The Sept. 24 launch of MySpace Music has made it easier to find and listen to free, major-label music on the Web. But it’s not the only game in town. As online-music aficionados already know, there are several other free sites where you can pretty much do the same thing, including Imeem, Last.fm and SpiralFrog. Among these, Imeem has the largest following and the vastest selection of free, mainstream music — something it has been offering for more than a year.
Here’s how Imeem and MySpace Music stack up against each other. Both have rights to millions of songs from the four major music labels — EMI, Sony BMG, Universal and Warner Music. Both allow users to stream tunes for free on the Web and create playlists that can be shared with friends. MySpace Music has the tidier and more efficient interface, but its playlists cap out at 100 songs (or just 10 tracks, if users post them to their MySpace profile page). Imeem’s playlists, meanwhile, are unlimited in length.
Though both sites have rights to the same music, you won’t necessarily find the same tunes on each. MySpace gets most of its major-label music directly from record companies; Imeem gets those same songs from members who upload tracks from their personal archives. “We’re really crowd-sourcing our music,” says Imeem founder Dalton Caldwell, which is arguably a more democratic way to make the most popular tunes available first. Before songs can be shared on Imeem, the site checks the digital fingerprint of each track to make sure it has the legal right to distribute it. If not, members can only hear a 30-second clip.
Perhaps the most significant difference between the two services is how they let you share music with your friends. MySpace is basically a walled garden. You can share your playlists with other MySpace users — and it’s definitely fun to check out what new songs your friends are grooving to — but you can’t listen to those playlists on other sites. Imeem, on the other hand, lets people export and post their playlists on blogs, Facebook, and even MySpace, using an embeddable widget. That means your friends can listen to your Imeem songs without ever logging onto Imeem (or even knowing that it exists). But MySpace president Chris DeWolfe thinks playlists make more sense as an extension of a person’s profile. It’s the digital equivalent of the music playing on the stereo when you go over to a friend’s house for dinner, he says. “It’s a social environment where you’re listening to music,” he says, adding, “there are very few people who go to websites just to listen to music.”

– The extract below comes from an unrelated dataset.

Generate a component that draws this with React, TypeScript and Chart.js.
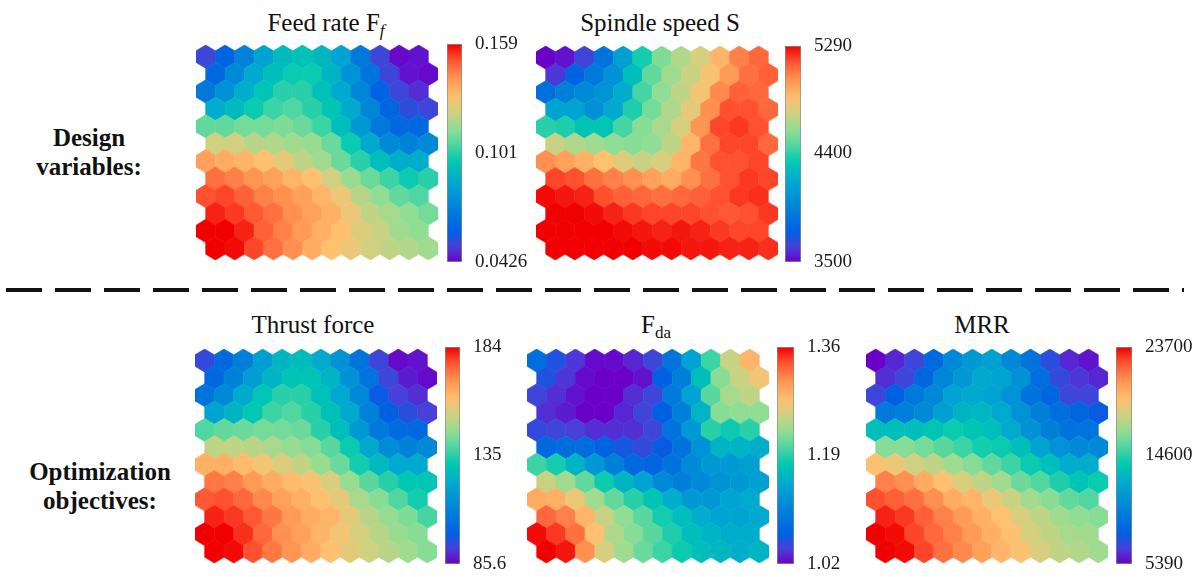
import React, { useEffect, useRef } from "react";
import { Chart, registerables } from "chart.js";

Chart.register(...registerables);

const FONT = '"Liberation Serif", "Times New Roman", Times, serif';

// Cell levels, as a percentage of each colour bar's range.
// 12 rows (top to bottom) x 12 columns (left to right); odd rows are shifted right by half a cell.
const feedRate: number[][] = [
  [8, 15, 25, 35, 42, 44, 41, 35, 22, 8, 1, 2],
  [17, 27, 37, 43, 47, 47, 40, 30, 20, 8, 2, 1],
  [22, 30, 38, 45, 50, 50, 44, 37, 26, 15, 8, 5],
  [38, 42, 47, 52, 54, 50, 45, 37, 26, 16, 10, 8],
  [56, 56, 58, 58, 59, 57, 52, 43, 32, 22, 17, 17],
  [69, 69, 66, 65, 63, 62, 57, 47, 37, 27, 25, 27],
  [82, 80, 78, 76, 72, 67, 63, 57, 50, 43, 38, 38],
  [89, 87, 84, 82, 78, 76, 69, 62, 57, 52, 47, 50],
  [93, 94, 91, 87, 85, 82, 78, 73, 66, 61, 56, 54],
  [97, 95, 92, 89, 85, 82, 79, 73, 67, 64, 61, 58],
  [100, 100, 97, 91, 87, 83, 79, 76, 71, 68, 63, 61],
  [100, 99, 94, 89, 85, 80, 76, 73, 69, 67, 65, 63],
];

const spindleSpeed: number[][] = [
  [0, 2, 8, 20, 34, 48, 59, 65, 70, 78, 87, 90],
  [6, 15, 22, 30, 43, 56, 63, 68, 75, 83, 89, 91],
  [19, 24, 27, 30, 38, 53, 61, 67, 74, 86, 91, 90],
  [35, 35, 30, 37, 49, 58, 65, 72, 85, 93, 93, 90],
  [50, 49, 45, 45, 53, 60, 64, 70, 84, 94, 95, 93],
  [68, 65, 63, 61, 60, 61, 67, 78, 89, 94, 94, 90],
  [85, 82, 79, 76, 71, 68, 70, 78, 88, 93, 93, 94],
  [94, 93, 89, 87, 85, 82, 80, 85, 89, 93, 95, 94],
  [99, 98, 97, 93, 91, 90, 89, 90, 91, 93, 95, 96],
  [100, 100, 99, 97, 95, 94, 94, 94, 93, 92, 93, 95],
  [100, 100, 100, 100, 99, 98, 97, 98, 97, 95, 94, 94],
  [100, 100, 100, 100, 100, 99, 99, 98, 98, 97, 97, 96],
];

const thrustForce: number[][] = [
  [9, 17, 24, 34, 40, 42, 37, 30, 20, 8, 1, 2],
  [17, 25, 33, 40, 45, 45, 40, 30, 20, 8, 3, 1],
  [20, 27, 37, 45, 50, 50, 44, 37, 27, 13, 7, 5],
  [35, 40, 46, 52, 54, 50, 44, 37, 25, 14, 10, 7],
  [54, 56, 57, 58, 58, 57, 50, 43, 32, 22, 18, 17],
  [67, 67, 66, 64, 62, 60, 55, 47, 37, 28, 25, 27],
  [79, 79, 77, 74, 71, 67, 62, 57, 48, 42, 37, 37],
  [88, 87, 83, 80, 77, 75, 70, 62, 55, 50, 46, 45],
  [92, 93, 90, 86, 82, 79, 76, 72, 64, 60, 54, 48],
  [97, 95, 92, 88, 83, 80, 78, 72, 66, 62, 59, 53],
  [100, 100, 96, 90, 85, 82, 78, 74, 70, 66, 62, 60],
  [100, 99, 93, 88, 84, 80, 76, 72, 69, 66, 63, 60],
];

const fda: number[][] = [
  [19, 11, 6, 1, 1, 4, 8, 20, 35, 52, 68, 78],
  [11, 6, 1, 0, 0, 2, 14, 24, 43, 60, 68, 74],
  [8, 5, 2, 0, 0, 5, 8, 22, 35, 55, 64, 67],
  [5, 3, 0, 0, 4, 8, 14, 24, 40, 60, 61, 61],
  [9, 8, 7, 5, 5, 5, 8, 20, 32, 50, 47, 50],
  [17, 19, 18, 15, 12, 9, 13, 20, 30, 40, 40, 38],
  [52, 48, 40, 32, 24, 17, 16, 20, 27, 32, 32, 34],
  [68, 63, 56, 47, 40, 35, 27, 24, 27, 30, 32, 34],
  [80, 79, 73, 63, 56, 50, 45, 38, 32, 32, 35, 37],
  [90, 87, 78, 68, 61, 55, 48, 43, 38, 35, 35, 37],
  [99, 95, 89, 76, 65, 60, 55, 49, 43, 40, 38, 38],
  [100, 98, 85, 70, 63, 57, 52, 47, 43, 41, 38, 40],
];

const mrr: number[][] = [
  [0, 4, 8, 17, 27, 32, 34, 27, 20, 10, 4, 2],
  [5, 8, 16, 26, 32, 37, 35, 30, 19, 9, 6, 4],
  [8, 14, 22, 27, 35, 37, 35, 30, 20, 16, 8, 8],
  [22, 24, 27, 34, 40, 41, 37, 30, 24, 19, 16, 13],
  [43, 43, 43, 45, 47, 45, 43, 37, 30, 24, 20, 20],
  [60, 60, 58, 55, 52, 48, 47, 43, 35, 30, 27, 27],
  [76, 73, 69, 67, 63, 60, 56, 52, 47, 43, 38, 38],
  [87, 85, 80, 76, 70, 67, 63, 57, 54, 49, 45, 47],
  [93, 91, 89, 85, 80, 78, 73, 68, 63, 60, 56, 54],
  [97, 95, 91, 87, 83, 79, 76, 70, 67, 63, 61, 60],
  [100, 99, 94, 90, 87, 83, 79, 76, 70, 67, 64, 63],
  [100, 99, 94, 89, 86, 82, 78, 75, 70, 67, 65, 63],
];

// Colour-bar tick values (bottom, middle, top)
const feedRateTicks = [0.0426, 0.101, 0.159];
const spindleSpeedTicks = [3500, 4400, 5290];
const thrustForceTicks = [85.6, 135, 184];
const fdaTicks = [1.02, 1.19, 1.36];
const mrrTicks = [5390, 14600, 23700];

// Rainbow colour map stops: [position, r, g, b]
const CMAP: number[][] = [
  [0.0, 106, 0, 200],
  [0.07, 72, 64, 216],
  [0.14, 0, 96, 226],
  [0.25, 0, 130, 216],
  [0.36, 0, 166, 208],
  [0.46, 0, 200, 178],
  [0.54, 80, 214, 160],
  [0.61, 144, 222, 148],
  [0.69, 208, 208, 128],
  [0.76, 255, 192, 112],
  [0.85, 255, 144, 80],
  [0.93, 255, 80, 48],
  [1.0, 240, 0, 0],
];

function cmap(t: number): string {
  const v = Math.max(0, Math.min(1, t));
  for (let i = 1; i < CMAP.length; i++) {
    if (v <= CMAP[i][0]) {
      const a = CMAP[i - 1];
      const b = CMAP[i];
      const f = (v - a[0]) / (b[0] - a[0]);
      const r = Math.round(a[1] + (b[1] - a[1]) * f);
      const g = Math.round(a[2] + (b[2] - a[2]) * f);
      const bl = Math.round(a[3] + (b[3] - a[3]) * f);
      return `rgb(${r},${g},${bl})`;
    }
  }
  return "rgb(240,0,0)";
}

const hexPlugin = {
  id: "hexCells",
  afterDatasetsDraw(chart: any) {
    const { ctx } = chart;
    const xs = chart.scales.x;
    const ys = chart.scales.y;
    const data = chart.data.datasets[0].data as any[];
    const px = (v: number) => xs.getPixelForValue(v);
    const py = (v: number) => ys.getPixelForValue(v);
    ctx.save();
    data.forEach((d) => {
      const col = cmap(d.v / 100);
      ctx.beginPath();
      ctx.moveTo(px(d.x), py(d.y - 2 / 3));
      ctx.lineTo(px(d.x + 0.5), py(d.y - 1 / 3));
      ctx.lineTo(px(d.x + 0.5), py(d.y + 1 / 3));
      ctx.lineTo(px(d.x), py(d.y + 2 / 3));
      ctx.lineTo(px(d.x - 0.5), py(d.y + 1 / 3));
      ctx.lineTo(px(d.x - 0.5), py(d.y - 1 / 3));
      ctx.closePath();
      ctx.fillStyle = col;
      ctx.fill();
      ctx.strokeStyle = col;
      ctx.lineWidth = 0.6;
      ctx.stroke();
    });
    ctx.restore();
  },
};

type Box = { x: number; y: number; w: number; h: number };

function HexMap({ levels, box }: { levels: number[][]; box: Box }) {
  const ref = useRef<HTMLCanvasElement>(null);
  useEffect(() => {
    const pts: any[] = [];
    levels.forEach((row, r) =>
      row.forEach((v, c) => pts.push({ x: c + (r % 2 ? 0.5 : 0), y: r, v }))
    );
    const chart = new Chart(ref.current as HTMLCanvasElement, {
      type: "scatter",
      data: { datasets: [{ data: pts, pointRadius: 0, pointHoverRadius: 0 }] },
      options: {
        animation: false,
        responsive: false,
        events: [],
        layout: { padding: 0 },
        plugins: { legend: { display: false }, tooltip: { enabled: false } },
        scales: {
          x: { type: "linear", display: false, min: -0.5, max: 12 },
          y: { type: "linear", display: false, min: -2 / 3, max: 11 + 2 / 3, reverse: true },
        },
      } as any,
      plugins: [hexPlugin],
    });
    return () => chart.destroy();
  }, [levels]);
  return (
    <canvas
      ref={ref}
      width={box.w}
      height={box.h}
      style={{ position: "absolute", left: box.x, top: box.y, width: box.w, height: box.h }}
    />
  );
}

function ColorBar({ ticks, box }: { ticks: number[]; box: Box }) {
  const ref = useRef<HTMLCanvasElement>(null);
  const PAD = 14;
  const AXW = 80;
  useEffect(() => {
    const min = ticks[0];
    const max = ticks[ticks.length - 1];
    const chart = new Chart(ref.current as HTMLCanvasElement, {
      type: "bar",
      data: {
        labels: [""],
        datasets: [
          {
            data: [[min, max]] as any,
            backgroundColor: (c: any) => {
              const ca = c.chart.chartArea;
              if (!ca) return "#888";
              const g = c.chart.ctx.createLinearGradient(0, ca.bottom, 0, ca.top);
              for (let i = 0; i <= 40; i++) g.addColorStop(i / 40, cmap(i / 40));
              return g;
            },
            borderColor: "#8c8c8c",
            borderWidth: 1,
            borderSkipped: false,
            barPercentage: 1,
            categoryPercentage: 1,
          },
        ],
      },
      options: {
        animation: false,
        responsive: false,
        events: [],
        layout: { padding: { top: PAD, bottom: PAD, left: 0, right: 0 } },
        plugins: { legend: { display: false }, tooltip: { enabled: false } },
        scales: {
          x: { display: false },
          y: {
            position: "right",
            min,
            max,
            grid: { display: false },
            border: { display: false },
            ticks: {
              padding: 5,
              color: "#1a1a1a",
              font: { family: FONT, size: 19 },
              callback: (v: any) => String(v),
            },
            afterBuildTicks: (s: any) => {
              s.ticks = ticks.map((value) => ({ value }));
            },
            afterFit: (s: any) => {
              s.width = AXW;
              s.paddingTop = 0;
              s.paddingBottom = 0;
            },
          },
        },
      } as any,
    });
    return () => chart.destroy();
  }, [ticks]);
  const W = box.w + AXW;
  const H = box.h + 2 * PAD;
  return (
    <canvas
      ref={ref}
      width={W}
      height={H}
      style={{ position: "absolute", left: box.x, top: box.y - PAD, width: W, height: H }}
    />
  );
}

const titleStyle = (cx: number, baseline: number): React.CSSProperties => ({
  position: "absolute",
  left: cx - 150,
  width: 300,
  top: baseline - 21,
  textAlign: "center",
  fontFamily: FONT,
  fontSize: 25,
  lineHeight: "25px",
  color: "#111",
  whiteSpace: "nowrap",
});

const subStyle: React.CSSProperties = {
  fontSize: "0.68em",
  position: "relative",
  top: "0.3em",
  verticalAlign: "baseline",
};

const sideStyle = (cx: number, top: number): React.CSSProperties => ({
  position: "absolute",
  left: cx - 110,
  width: 220,
  top,
  textAlign: "center",
  fontFamily: FONT,
  fontWeight: "bold",
  fontSize: 25,
  lineHeight: "29px",
  color: "#111",
});

export default function App() {
  return (
    <div
      style={{
        position: "absolute",
        left: 0,
        top: 0,
        width: 1197,
        height: 577,
        background: "#fff",
        overflow: "hidden",
      }}
    >
      <div style={titleStyle(326, 31)}>
        Feed rate F<span style={subStyle}><i>f</i></span>
      </div>
      <div style={titleStyle(660, 31)}>Spindle speed S</div>
      <div style={titleStyle(313, 333)}>Thrust force</div>
      <div style={titleStyle(656, 333)}>
        F<span style={subStyle}>da</span>
      </div>
      <div style={titleStyle(982, 333)}>MRR</div>

      <div style={sideStyle(89, 123)}>
        Design
        <br />
        variables:
      </div>
      <div style={sideStyle(100, 457)}>
        Optimization
        <br />
        objectives:
      </div>

      <div
        style={{
          position: "absolute",
          left: 6,
          top: 288,
          width: 1178,
          height: 4,
          background: "repeating-linear-gradient(to right, #111 0px, #111 36px, transparent 36px, transparent 49px)",
        }}
      />

      <HexMap levels={feedRate} box={{ x: 196, y: 45, w: 242, h: 215 }} />
      <ColorBar ticks={feedRateTicks} box={{ x: 447, y: 44, w: 15, h: 218 }} />

      <HexMap levels={spindleSpeed} box={{ x: 536, y: 46, w: 242, h: 214 }} />
      <ColorBar ticks={spindleSpeedTicks} box={{ x: 785, y: 46, w: 16, h: 216 }} />

      <HexMap levels={thrustForce} box={{ x: 195, y: 349, w: 242, h: 214 }} />
      <ColorBar ticks={thrustForceTicks} box={{ x: 445, y: 347, w: 15, h: 217 }} />

      <HexMap levels={fda} box={{ x: 527, y: 349, w: 242, h: 214 }} />
      <ColorBar ticks={fdaTicks} box={{ x: 777, y: 347, w: 17, h: 217 }} />

      <HexMap levels={mrr} box={{ x: 866, y: 349, w: 242, h: 214 }} />
      <ColorBar ticks={mrrTicks} box={{ x: 1116, y: 347, w: 16, h: 217 }} />

      <div
        style={{
          position: "absolute",
          left: 1186,
          top: 440,
          fontFamily: FONT,
          fontSize: 19,
          lineHeight: "19px",
          color: "#555",
        }}
      >
        ·
      </div>
    </div>
  );
}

Indeed, compared to MySpace, which has about 71 million U.S. users (17 million of whom already listen to music regularly on the site), Imeem is relatively unpopulated. It has about six million unique visitors in the U.S. and 17 million worldwide, according to Quantcast. “They have a dedicated but very small constituency,” notes NPD entertainment analyst Russ Krupnick. Part of the problem is Imeem’s jumbled interface, which is so focused on community that it’s not immediately obvious what the site is even about. Part of it is legacy: Imeem, which was co-founded by engineers from the original Napster music service, struggled early on and even got sued in May 2007 by Warner Music, which charged it with copyright infringement. (Imeem started out in late 2006 allowing its users to share music — without seeking legal permission.)
Still, Imeem escaped Napster’s fate and went on to make online music history in December 2007, when it became the first site to stream free music legally from all four major labels. (Indie music abounds on the site as well.)
So, how did Imeem go from being sued by the music industry to partnering with it? Just two months after filing charges, Warner Music dropped its suit against Imeem in exchange for a stake in the company. Wise move. And new ad-revenue sharing deals ensure that whether listeners pay for music or not, the labels still make money.
MySpace’s vast following makes it a likely leader in the on-demand music-streaming market. “This makes MySpace cool again in some ways,” notes Jupiter Research’s David Card, who adds that it may even lure new members to the site. But the free-music model looks like it may end up costing MySpace and other providers more than they had originally bargained: In an agreement announced Sept. 23, the music industry said it planned to adopt a sliding fee scale for free-music-streaming sites; instead of the 9.1 cents per song that is currently paid to songwriters, composers and producers, streaming sites will now owe about 10.5% of their overall profits. For listeners, however, the music will still be 100% free.